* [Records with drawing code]

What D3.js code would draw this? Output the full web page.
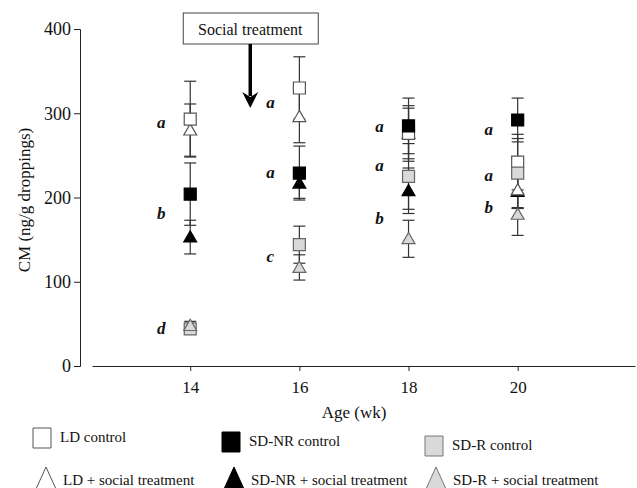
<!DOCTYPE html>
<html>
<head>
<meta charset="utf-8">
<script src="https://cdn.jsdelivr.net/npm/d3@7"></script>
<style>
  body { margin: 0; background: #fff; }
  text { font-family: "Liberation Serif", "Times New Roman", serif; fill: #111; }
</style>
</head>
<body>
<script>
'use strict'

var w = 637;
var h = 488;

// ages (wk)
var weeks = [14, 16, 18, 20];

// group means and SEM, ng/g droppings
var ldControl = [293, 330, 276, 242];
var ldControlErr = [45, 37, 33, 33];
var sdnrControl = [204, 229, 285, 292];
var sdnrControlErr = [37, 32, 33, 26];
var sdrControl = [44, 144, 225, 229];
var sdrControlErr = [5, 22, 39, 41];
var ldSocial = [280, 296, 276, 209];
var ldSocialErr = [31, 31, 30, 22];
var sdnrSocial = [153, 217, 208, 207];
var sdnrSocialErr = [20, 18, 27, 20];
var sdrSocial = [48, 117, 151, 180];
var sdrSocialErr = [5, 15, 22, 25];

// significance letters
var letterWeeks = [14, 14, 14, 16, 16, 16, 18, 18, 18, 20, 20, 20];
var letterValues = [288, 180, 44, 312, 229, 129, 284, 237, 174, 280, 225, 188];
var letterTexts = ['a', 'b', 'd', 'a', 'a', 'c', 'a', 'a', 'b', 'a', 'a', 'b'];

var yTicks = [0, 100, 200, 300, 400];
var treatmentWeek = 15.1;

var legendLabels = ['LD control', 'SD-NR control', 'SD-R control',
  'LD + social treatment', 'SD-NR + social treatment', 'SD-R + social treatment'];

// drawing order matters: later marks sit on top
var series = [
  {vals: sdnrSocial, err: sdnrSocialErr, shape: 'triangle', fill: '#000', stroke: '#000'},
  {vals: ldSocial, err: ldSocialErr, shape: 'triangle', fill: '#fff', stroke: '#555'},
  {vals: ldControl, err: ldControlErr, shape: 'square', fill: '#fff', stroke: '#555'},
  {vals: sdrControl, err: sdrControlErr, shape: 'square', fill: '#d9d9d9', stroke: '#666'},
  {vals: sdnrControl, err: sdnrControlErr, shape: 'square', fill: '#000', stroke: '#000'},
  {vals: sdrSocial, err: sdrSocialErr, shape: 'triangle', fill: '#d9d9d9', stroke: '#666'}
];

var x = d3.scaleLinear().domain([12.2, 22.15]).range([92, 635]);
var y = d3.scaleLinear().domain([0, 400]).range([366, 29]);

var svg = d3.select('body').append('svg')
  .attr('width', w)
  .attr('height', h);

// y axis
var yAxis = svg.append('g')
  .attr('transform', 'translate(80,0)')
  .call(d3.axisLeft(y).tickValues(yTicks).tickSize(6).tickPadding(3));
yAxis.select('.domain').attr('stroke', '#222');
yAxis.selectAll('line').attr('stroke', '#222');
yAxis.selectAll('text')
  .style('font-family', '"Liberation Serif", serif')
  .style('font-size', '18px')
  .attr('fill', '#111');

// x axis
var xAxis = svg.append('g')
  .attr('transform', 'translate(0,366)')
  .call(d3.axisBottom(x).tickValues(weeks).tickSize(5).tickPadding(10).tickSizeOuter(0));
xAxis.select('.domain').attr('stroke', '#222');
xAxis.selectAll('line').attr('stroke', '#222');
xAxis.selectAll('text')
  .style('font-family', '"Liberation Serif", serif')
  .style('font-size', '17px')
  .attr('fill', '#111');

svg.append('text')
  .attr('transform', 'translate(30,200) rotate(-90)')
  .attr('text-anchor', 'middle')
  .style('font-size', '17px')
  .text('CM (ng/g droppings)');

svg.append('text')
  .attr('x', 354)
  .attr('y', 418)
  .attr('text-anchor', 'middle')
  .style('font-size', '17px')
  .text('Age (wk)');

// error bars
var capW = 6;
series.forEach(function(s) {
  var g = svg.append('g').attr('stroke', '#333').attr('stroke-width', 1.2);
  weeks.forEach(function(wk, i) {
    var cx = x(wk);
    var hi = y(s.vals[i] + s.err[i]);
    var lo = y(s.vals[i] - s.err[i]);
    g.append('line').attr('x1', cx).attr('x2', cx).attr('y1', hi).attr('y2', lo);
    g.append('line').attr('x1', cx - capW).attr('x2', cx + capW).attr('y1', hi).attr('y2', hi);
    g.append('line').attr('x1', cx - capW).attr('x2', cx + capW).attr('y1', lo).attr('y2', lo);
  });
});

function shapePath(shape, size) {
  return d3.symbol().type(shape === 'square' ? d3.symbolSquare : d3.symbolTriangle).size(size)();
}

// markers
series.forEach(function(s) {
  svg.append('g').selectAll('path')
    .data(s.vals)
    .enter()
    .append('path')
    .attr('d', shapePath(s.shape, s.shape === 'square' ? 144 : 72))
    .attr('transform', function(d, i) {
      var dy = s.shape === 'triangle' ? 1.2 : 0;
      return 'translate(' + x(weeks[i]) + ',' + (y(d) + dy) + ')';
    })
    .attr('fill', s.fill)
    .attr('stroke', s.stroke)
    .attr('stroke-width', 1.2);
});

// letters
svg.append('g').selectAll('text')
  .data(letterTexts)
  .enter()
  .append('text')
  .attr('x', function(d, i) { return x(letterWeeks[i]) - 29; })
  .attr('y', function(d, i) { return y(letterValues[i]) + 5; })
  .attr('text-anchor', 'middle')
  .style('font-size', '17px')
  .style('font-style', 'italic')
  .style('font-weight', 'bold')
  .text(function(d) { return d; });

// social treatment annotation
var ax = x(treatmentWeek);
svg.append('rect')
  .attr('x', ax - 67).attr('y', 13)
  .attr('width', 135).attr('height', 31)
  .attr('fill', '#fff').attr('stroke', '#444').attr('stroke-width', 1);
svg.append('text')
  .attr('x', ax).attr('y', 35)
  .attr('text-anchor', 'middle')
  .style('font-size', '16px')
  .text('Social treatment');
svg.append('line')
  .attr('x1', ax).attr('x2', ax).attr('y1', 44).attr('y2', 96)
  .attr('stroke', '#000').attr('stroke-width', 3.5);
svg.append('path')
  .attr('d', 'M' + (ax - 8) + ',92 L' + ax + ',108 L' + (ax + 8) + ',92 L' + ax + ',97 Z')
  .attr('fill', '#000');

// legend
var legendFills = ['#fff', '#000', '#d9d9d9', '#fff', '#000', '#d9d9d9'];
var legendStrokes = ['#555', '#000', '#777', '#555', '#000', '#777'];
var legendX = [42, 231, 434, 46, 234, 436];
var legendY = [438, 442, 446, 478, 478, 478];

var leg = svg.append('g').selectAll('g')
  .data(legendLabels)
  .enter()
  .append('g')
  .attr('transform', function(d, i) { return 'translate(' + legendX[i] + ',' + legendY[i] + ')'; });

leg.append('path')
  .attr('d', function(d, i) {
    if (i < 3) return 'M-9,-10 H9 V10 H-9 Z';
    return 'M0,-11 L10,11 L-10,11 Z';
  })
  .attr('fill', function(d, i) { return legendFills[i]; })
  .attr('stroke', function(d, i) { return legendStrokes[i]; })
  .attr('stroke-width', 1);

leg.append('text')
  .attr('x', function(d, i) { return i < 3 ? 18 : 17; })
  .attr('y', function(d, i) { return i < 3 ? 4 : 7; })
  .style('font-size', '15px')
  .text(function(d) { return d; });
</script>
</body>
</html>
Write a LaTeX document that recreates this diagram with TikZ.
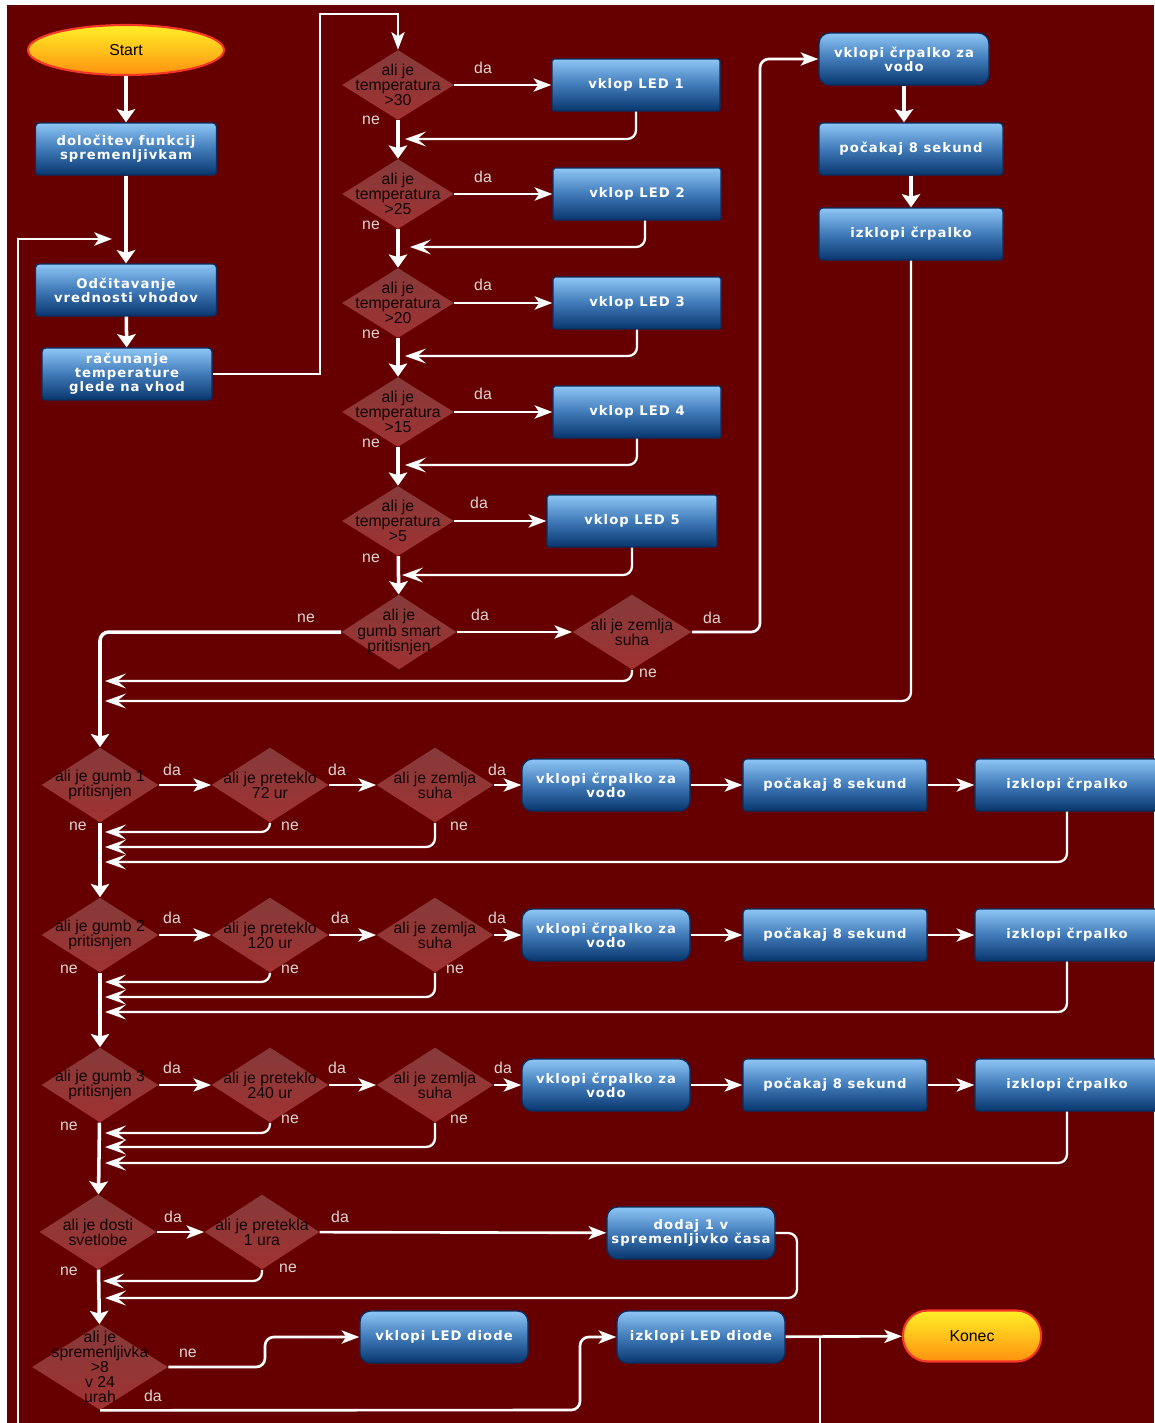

* [DIRECTIVE] Omit the pictures, then output the rest of the listing exactly.

* [EXERCISE SOLUTION]
What D3.js code would draw this? Output the full web page.
<!DOCTYPE html>
<html>
<head>
<meta charset="utf-8">
<script src="https://cdn.jsdelivr.net/npm/d3@7"></script>
<style>
  body { margin: 0; background: #fff; }
  text { font-family: "Liberation Serif", "Times New Roman", serif; fill: #111; }
</style>
</head>
<body>
<script>
'use strict'

var w = 637;
var h = 488;

// ages (wk)
var weeks = [14, 16, 18, 20];

// group means and SEM, ng/g droppings
var ldControl = [293, 330, 276, 242];
var ldControlErr = [45, 37, 33, 33];
var sdnrControl = [204, 229, 285, 292];
var sdnrControlErr = [37, 32, 33, 26];
var sdrControl = [44, 144, 225, 229];
var sdrControlErr = [5, 22, 39, 41];
var ldSocial = [280, 296, 276, 209];
var ldSocialErr = [31, 31, 30, 22];
var sdnrSocial = [153, 217, 208, 207];
var sdnrSocialErr = [20, 18, 27, 20];
var sdrSocial = [48, 117, 151, 180];
var sdrSocialErr = [5, 15, 22, 25];

// significance letters
var letterWeeks = [14, 14, 14, 16, 16, 16, 18, 18, 18, 20, 20, 20];
var letterValues = [288, 180, 44, 312, 229, 129, 284, 237, 174, 280, 225, 188];
var letterTexts = ['a', 'b', 'd', 'a', 'a', 'c', 'a', 'a', 'b', 'a', 'a', 'b'];

var yTicks = [0, 100, 200, 300, 400];
var treatmentWeek = 15.1;

var legendLabels = ['LD control', 'SD-NR control', 'SD-R control',
  'LD + social treatment', 'SD-NR + social treatment', 'SD-R + social treatment'];

// drawing order matters: later marks sit on top
var series = [
  {vals: sdnrSocial, err: sdnrSocialErr, shape: 'triangle', fill: '#000', stroke: '#000'},
  {vals: ldSocial, err: ldSocialErr, shape: 'triangle', fill: '#fff', stroke: '#555'},
  {vals: ldControl, err: ldControlErr, shape: 'square', fill: '#fff', stroke: '#555'},
  {vals: sdrControl, err: sdrControlErr, shape: 'square', fill: '#d9d9d9', stroke: '#666'},
  {vals: sdnrControl, err: sdnrControlErr, shape: 'square', fill: '#000', stroke: '#000'},
  {vals: sdrSocial, err: sdrSocialErr, shape: 'triangle', fill: '#d9d9d9', stroke: '#666'}
];

var x = d3.scaleLinear().domain([12.2, 22.15]).range([92, 635]);
var y = d3.scaleLinear().domain([0, 400]).range([366, 29]);

var svg = d3.select('body').append('svg')
  .attr('width', w)
  .attr('height', h);

// y axis
var yAxis = svg.append('g')
  .attr('transform', 'translate(80,0)')
  .call(d3.axisLeft(y).tickValues(yTicks).tickSize(6).tickPadding(3));
yAxis.select('.domain').attr('stroke', '#222');
yAxis.selectAll('line').attr('stroke', '#222');
yAxis.selectAll('text')
  .style('font-family', '"Liberation Serif", serif')
  .style('font-size', '18px')
  .attr('fill', '#111');

// x axis
var xAxis = svg.append('g')
  .attr('transform', 'translate(0,366)')
  .call(d3.axisBottom(x).tickValues(weeks).tickSize(5).tickPadding(10).tickSizeOuter(0));
xAxis.select('.domain').attr('stroke', '#222');
xAxis.selectAll('line').attr('stroke', '#222');
xAxis.selectAll('text')
  .style('font-family', '"Liberation Serif", serif')
  .style('font-size', '17px')
  .attr('fill', '#111');

svg.append('text')
  .attr('transform', 'translate(30,200) rotate(-90)')
  .attr('text-anchor', 'middle')
  .style('font-size', '17px')
  .text('CM (ng/g droppings)');

svg.append('text')
  .attr('x', 354)
  .attr('y', 418)
  .attr('text-anchor', 'middle')
  .style('font-size', '17px')
  .text('Age (wk)');

// error bars
var capW = 6;
series.forEach(function(s) {
  var g = svg.append('g').attr('stroke', '#333').attr('stroke-width', 1.2);
  weeks.forEach(function(wk, i) {
    var cx = x(wk);
    var hi = y(s.vals[i] + s.err[i]);
    var lo = y(s.vals[i] - s.err[i]);
    g.append('line').attr('x1', cx).attr('x2', cx).attr('y1', hi).attr('y2', lo);
    g.append('line').attr('x1', cx - capW).attr('x2', cx + capW).attr('y1', hi).attr('y2', hi);
    g.append('line').attr('x1', cx - capW).attr('x2', cx + capW).attr('y1', lo).attr('y2', lo);
  });
});

function shapePath(shape, size) {
  return d3.symbol().type(shape === 'square' ? d3.symbolSquare : d3.symbolTriangle).size(size)();
}

// markers
series.forEach(function(s) {
  svg.append('g').selectAll('path')
    .data(s.vals)
    .enter()
    .append('path')
    .attr('d', shapePath(s.shape, s.shape === 'square' ? 144 : 72))
    .attr('transform', function(d, i) {
      var dy = s.shape === 'triangle' ? 1.2 : 0;
      return 'translate(' + x(weeks[i]) + ',' + (y(d) + dy) + ')';
    })
    .attr('fill', s.fill)
    .attr('stroke', s.stroke)
    .attr('stroke-width', 1.2);
});

// letters
svg.append('g').selectAll('text')
  .data(letterTexts)
  .enter()
  .append('text')
  .attr('x', function(d, i) { return x(letterWeeks[i]) - 29; })
  .attr('y', function(d, i) { return y(letterValues[i]) + 5; })
  .attr('text-anchor', 'middle')
  .style('font-size', '17px')
  .style('font-style', 'italic')
  .style('font-weight', 'bold')
  .text(function(d) { return d; });

// social treatment annotation
var ax = x(treatmentWeek);
svg.append('rect')
  .attr('x', ax - 67).attr('y', 13)
  .attr('width', 135).attr('height', 31)
  .attr('fill', '#fff').attr('stroke', '#444').attr('stroke-width', 1);
svg.append('text')
  .attr('x', ax).attr('y', 35)
  .attr('text-anchor', 'middle')
  .style('font-size', '16px')
  .text('Social treatment');
svg.append('line')
  .attr('x1', ax).attr('x2', ax).attr('y1', 44).attr('y2', 96)
  .attr('stroke', '#000').attr('stroke-width', 3.5);
svg.append('path')
  .attr('d', 'M' + (ax - 8) + ',92 L' + ax + ',108 L' + (ax + 8) + ',92 L' + ax + ',97 Z')
  .attr('fill', '#000');

// legend
var legendFills = ['#fff', '#000', '#d9d9d9', '#fff', '#000', '#d9d9d9'];
var legendStrokes = ['#555', '#000', '#777', '#555', '#000', '#777'];
var legendX = [42, 231, 434, 46, 234, 436];
var legendY = [438, 442, 446, 478, 478, 478];

var leg = svg.append('g').selectAll('g')
  .data(legendLabels)
  .enter()
  .append('g')
  .attr('transform', function(d, i) { return 'translate(' + legendX[i] + ',' + legendY[i] + ')'; });

leg.append('path')
  .attr('d', function(d, i) {
    if (i < 3) return 'M-9,-10 H9 V10 H-9 Z';
    return 'M0,-11 L10,11 L-10,11 Z';
  })
  .attr('fill', function(d, i) { return legendFills[i]; })
  .attr('stroke', function(d, i) { return legendStrokes[i]; })
  .attr('stroke-width', 1);

leg.append('text')
  .attr('x', function(d, i) { return i < 3 ? 18 : 17; })
  .attr('y', function(d, i) { return i < 3 ? 4 : 7; })
  .style('font-size', '15px')
  .text(function(d) { return d; });
</script>
</body>
</html>
Write a LaTeX document that recreates this diagram with TikZ.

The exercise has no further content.